Female unemployment highest for 15 years

Responding to today’s unemployment figures, the Chief Economist at the Institute for Public Policy Research (ippr) says “female unemployment is likely to remain gloomy for some time”.

IPPR Chief Economist, Tony Dolphin said:

“Claimant count for women has now reached 493,900 – 76,900 higher than a year ago and its highest level for almost 15 years. The claimant count for men has fallen by 26,000 over the same period.

“In the recession, unemployment among men increased much more than unemployment among women. The fact that this experience is now being reversed is probably due in large part to the government’s public spending cuts. Over the last year, employment in the private sector has increased by 520,000, while employment in the public sector is down by 143.000. Public administration, health and education is the only broad sector of the economy where more women than men are employed.

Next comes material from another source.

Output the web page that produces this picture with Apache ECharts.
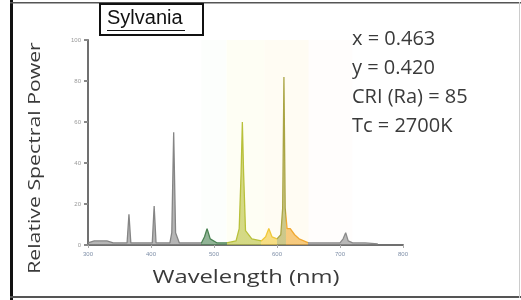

“With the government planning to implement more cuts in the public sector workforce over the next few years, the outlook for female unemployment is likely to remain gloomy for some time.”



The CBI today commented on the latest unemployment figures, showing a fall to 2.45 million in the three months to May.

Neil Carberry, CBI Director for Employment, said:

“This month’s figures show that the slow economic recovery is continuing to create jobs, as unemployment has fallen over the last quarter. The data does suggest that job creation in the second quarter was slightly weaker than in the first, which again emphasises that private sector growth must be the Government’s priority.

“At the same time, the data shows that pay remains restrained and working time is shorter than normal, as employees and employers work together to weather these challenging times.

“Addressing long-term unemployment remains a pressing issue, which requires us to tackle underlying structural issues, especially on skills and welfare reform.”